◆ **GIVEN PROBLEM**: It is required that the lines from the top of the listing through the line with "-- ([yshift=-2.6pt]output.base east);" be reproduced exactly, excluding pictures.

==== DATA SECTION

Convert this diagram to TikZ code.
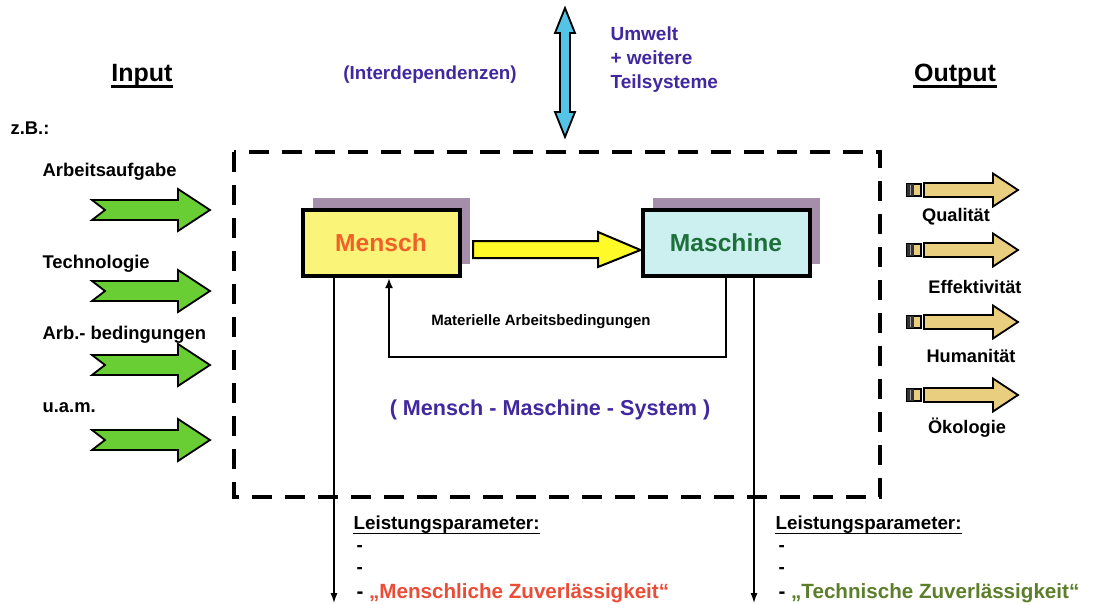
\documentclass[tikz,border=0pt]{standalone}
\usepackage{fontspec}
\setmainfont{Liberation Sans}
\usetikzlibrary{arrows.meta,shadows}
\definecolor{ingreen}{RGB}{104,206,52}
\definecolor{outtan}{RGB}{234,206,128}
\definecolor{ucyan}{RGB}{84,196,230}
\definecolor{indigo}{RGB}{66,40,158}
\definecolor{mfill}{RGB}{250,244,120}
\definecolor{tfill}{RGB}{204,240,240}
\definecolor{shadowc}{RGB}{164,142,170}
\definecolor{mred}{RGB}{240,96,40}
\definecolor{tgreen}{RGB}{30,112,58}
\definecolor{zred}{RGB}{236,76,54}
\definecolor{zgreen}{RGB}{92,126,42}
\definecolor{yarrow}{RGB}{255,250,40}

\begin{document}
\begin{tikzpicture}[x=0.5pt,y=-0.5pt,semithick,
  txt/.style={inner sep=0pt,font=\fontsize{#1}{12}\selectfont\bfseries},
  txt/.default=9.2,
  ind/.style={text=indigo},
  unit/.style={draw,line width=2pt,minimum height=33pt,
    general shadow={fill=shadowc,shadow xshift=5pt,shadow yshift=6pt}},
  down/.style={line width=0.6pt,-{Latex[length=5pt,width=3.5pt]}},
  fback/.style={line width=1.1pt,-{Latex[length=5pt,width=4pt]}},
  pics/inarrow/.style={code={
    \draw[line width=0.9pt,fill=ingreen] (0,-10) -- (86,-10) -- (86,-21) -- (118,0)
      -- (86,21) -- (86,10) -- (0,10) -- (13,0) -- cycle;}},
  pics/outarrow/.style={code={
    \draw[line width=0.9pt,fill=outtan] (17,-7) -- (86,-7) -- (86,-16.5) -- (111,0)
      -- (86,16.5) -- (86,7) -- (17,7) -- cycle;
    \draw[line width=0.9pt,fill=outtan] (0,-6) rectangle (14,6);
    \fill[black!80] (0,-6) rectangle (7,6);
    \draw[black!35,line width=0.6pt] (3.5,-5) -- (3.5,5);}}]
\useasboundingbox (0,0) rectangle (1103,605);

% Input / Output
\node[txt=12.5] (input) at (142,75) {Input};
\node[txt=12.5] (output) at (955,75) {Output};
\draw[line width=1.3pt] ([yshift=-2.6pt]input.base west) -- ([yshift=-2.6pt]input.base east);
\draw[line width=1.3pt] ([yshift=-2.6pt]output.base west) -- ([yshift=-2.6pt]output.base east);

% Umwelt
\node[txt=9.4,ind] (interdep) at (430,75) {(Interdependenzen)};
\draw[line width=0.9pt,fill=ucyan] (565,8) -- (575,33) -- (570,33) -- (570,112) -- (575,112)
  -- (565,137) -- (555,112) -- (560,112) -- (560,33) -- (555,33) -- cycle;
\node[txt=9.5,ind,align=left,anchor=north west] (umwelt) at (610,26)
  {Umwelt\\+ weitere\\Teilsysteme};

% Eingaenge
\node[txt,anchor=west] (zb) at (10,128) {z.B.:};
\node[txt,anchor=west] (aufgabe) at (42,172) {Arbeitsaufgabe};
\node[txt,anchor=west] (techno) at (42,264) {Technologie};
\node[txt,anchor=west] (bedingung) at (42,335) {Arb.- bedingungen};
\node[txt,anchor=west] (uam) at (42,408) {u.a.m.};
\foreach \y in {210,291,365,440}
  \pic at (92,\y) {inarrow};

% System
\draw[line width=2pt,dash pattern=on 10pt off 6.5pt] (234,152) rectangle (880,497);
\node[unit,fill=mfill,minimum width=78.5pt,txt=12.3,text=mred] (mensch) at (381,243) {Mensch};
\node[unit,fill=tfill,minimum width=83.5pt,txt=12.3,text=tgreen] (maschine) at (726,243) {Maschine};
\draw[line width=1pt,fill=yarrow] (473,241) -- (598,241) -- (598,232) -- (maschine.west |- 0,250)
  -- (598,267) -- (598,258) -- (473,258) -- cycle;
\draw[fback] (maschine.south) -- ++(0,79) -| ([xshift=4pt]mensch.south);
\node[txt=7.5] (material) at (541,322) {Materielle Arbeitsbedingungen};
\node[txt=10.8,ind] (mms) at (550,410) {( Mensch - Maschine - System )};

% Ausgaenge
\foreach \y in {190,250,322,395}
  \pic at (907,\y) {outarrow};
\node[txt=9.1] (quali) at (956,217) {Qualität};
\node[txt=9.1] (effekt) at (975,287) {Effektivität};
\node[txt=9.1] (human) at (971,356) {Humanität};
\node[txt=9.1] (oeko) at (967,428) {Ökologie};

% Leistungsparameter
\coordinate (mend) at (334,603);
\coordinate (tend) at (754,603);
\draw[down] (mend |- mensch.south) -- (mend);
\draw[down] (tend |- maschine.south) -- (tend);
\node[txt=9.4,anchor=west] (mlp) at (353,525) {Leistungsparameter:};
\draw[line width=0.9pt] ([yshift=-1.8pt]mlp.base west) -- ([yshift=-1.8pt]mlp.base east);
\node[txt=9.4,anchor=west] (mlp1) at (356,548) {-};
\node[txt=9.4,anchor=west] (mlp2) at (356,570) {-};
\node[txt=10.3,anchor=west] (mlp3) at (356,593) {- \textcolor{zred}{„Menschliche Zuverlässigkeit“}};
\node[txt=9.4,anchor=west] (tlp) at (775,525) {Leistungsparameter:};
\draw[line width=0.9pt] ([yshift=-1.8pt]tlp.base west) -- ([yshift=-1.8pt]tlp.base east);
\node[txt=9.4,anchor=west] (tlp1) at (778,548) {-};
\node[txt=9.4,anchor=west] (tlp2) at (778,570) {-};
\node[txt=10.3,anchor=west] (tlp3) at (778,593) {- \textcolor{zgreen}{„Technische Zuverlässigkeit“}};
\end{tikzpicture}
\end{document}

========

◆ **FINAL RESULT**:
Convert this diagram to TikZ code.
\documentclass[tikz,border=0pt]{standalone}
\usepackage{fontspec}
\setmainfont{Liberation Sans}
\usetikzlibrary{arrows.meta,shadows}
\definecolor{ingreen}{RGB}{104,206,52}
\definecolor{outtan}{RGB}{234,206,128}
\definecolor{ucyan}{RGB}{84,196,230}
\definecolor{indigo}{RGB}{66,40,158}
\definecolor{mfill}{RGB}{250,244,120}
\definecolor{tfill}{RGB}{204,240,240}
\definecolor{shadowc}{RGB}{164,142,170}
\definecolor{mred}{RGB}{240,96,40}
\definecolor{tgreen}{RGB}{30,112,58}
\definecolor{zred}{RGB}{236,76,54}
\definecolor{zgreen}{RGB}{92,126,42}
\definecolor{yarrow}{RGB}{255,250,40}

\begin{document}
\begin{tikzpicture}[x=0.5pt,y=-0.5pt,semithick,
  txt/.style={inner sep=0pt,font=\fontsize{#1}{12}\selectfont\bfseries},
  txt/.default=9.2,
  ind/.style={text=indigo},
  unit/.style={draw,line width=2pt,minimum height=33pt,
    general shadow={fill=shadowc,shadow xshift=5pt,shadow yshift=6pt}},
  down/.style={line width=0.6pt,-{Latex[length=5pt,width=3.5pt]}},
  fback/.style={line width=1.1pt,-{Latex[length=5pt,width=4pt]}},
  pics/inarrow/.style={code={
    \draw[line width=0.9pt,fill=ingreen] (0,-10) -- (86,-10) -- (86,-21) -- (118,0)
      -- (86,21) -- (86,10) -- (0,10) -- (13,0) -- cycle;}},
  pics/outarrow/.style={code={
    \draw[line width=0.9pt,fill=outtan] (17,-7) -- (86,-7) -- (86,-16.5) -- (111,0)
      -- (86,16.5) -- (86,7) -- (17,7) -- cycle;
    \draw[line width=0.9pt,fill=outtan] (0,-6) rectangle (14,6);
    \fill[black!80] (0,-6) rectangle (7,6);
    \draw[black!35,line width=0.6pt] (3.5,-5) -- (3.5,5);}}]
\useasboundingbox (0,0) rectangle (1103,605);

% Input / Output
\node[txt=12.5] (input) at (142,75) {Input};
\node[txt=12.5] (output) at (955,75) {Output};
\draw[line width=1.3pt] ([yshift=-2.6pt]input.base west) -- ([yshift=-2.6pt]input.base east);
\draw[line width=1.3pt] ([yshift=-2.6pt]output.base west) -- ([yshift=-2.6pt]output.base east);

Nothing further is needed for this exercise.